Jim Fryer, now a regular member of Vince Giordano’s Nighthawks and one of our favorite trombonists, said yes. Clarinetist John Clark, now the leader of Boston’s Wolverine Jazz Band, also said yes. Charlie Freeman, the piano man from the Bearcats Jazz Band and a frequent GJB guest, also said yes. Molly Sayles, now working as a music educator in CT and drumming better than ever, said yes. So far my jazz education score was 100%. Jim Fryer mentioned that Cynthia Sayer, the NY banjo and vocal artist is also very interested in jazz education. He put me in touch with her, and she said yes. Several trumpet players who would have been perfect for the job were interested but not available. Then I remembered that Alex Owen is doing a lot of cornet playing in New Orleans but still has family in Manhattan. When he said yes the all-substitute GJB was complete.
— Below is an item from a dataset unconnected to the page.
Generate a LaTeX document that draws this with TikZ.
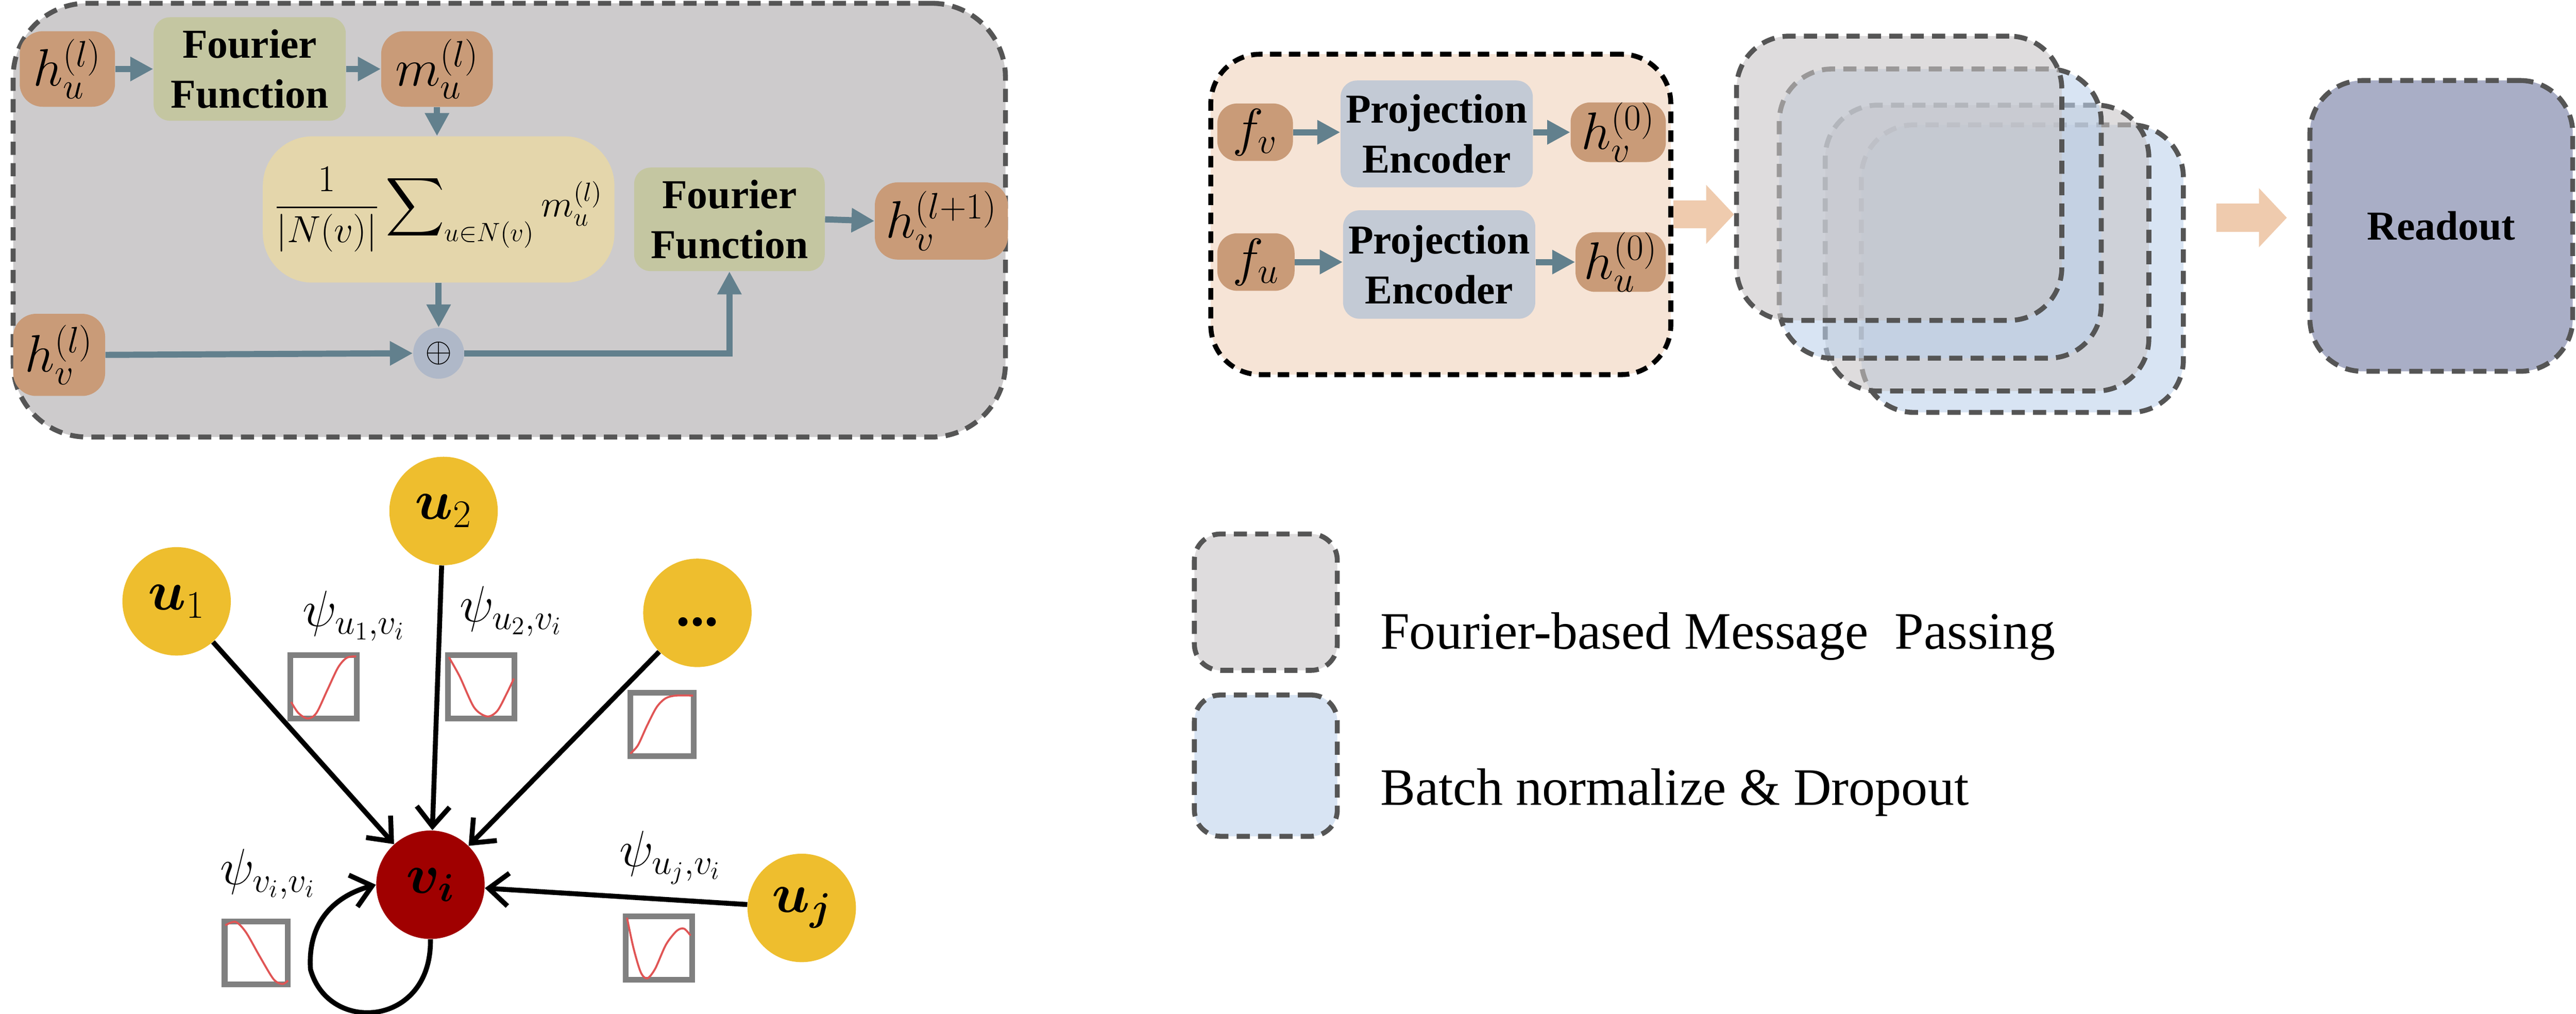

Since I am just a bass & tuba player accustomed to following directions, I thought it best to delegate the leadership chores as much as possible. To avoid wasting time onstage we settled on a bunch of familiar tunes by email. I suggested that a different band member could introduce each tune by saying a little about themselves, about their role in the band, and about what we were going to play next. Everyone graciously agreed to do so, and that worked well. John Clark has a lot of experience leading his own Wolverine Jazz Band, so I asked him to do the “ringmaster” chores of pointing to the next soloist, signaling key changes, etc. (It’s hard to give hand signals when you are playing bass.) That also worked well.
Our only rehearsal was a brief sound check. The rest was completely improvised and beyond my wildest hopes in terms of excitement and cohesiveness. We gave four different “workshops” for the students and a big final concert for the public. Regrettably, the only photo from the gig is a poorly-lit one from a reporter’s cell phone. But she did write a nice review of the concert for the local paper.
My point is that “what you sow, so shall you reap!” We had three generations of musicians on the stage who all knew what to do and how to do it.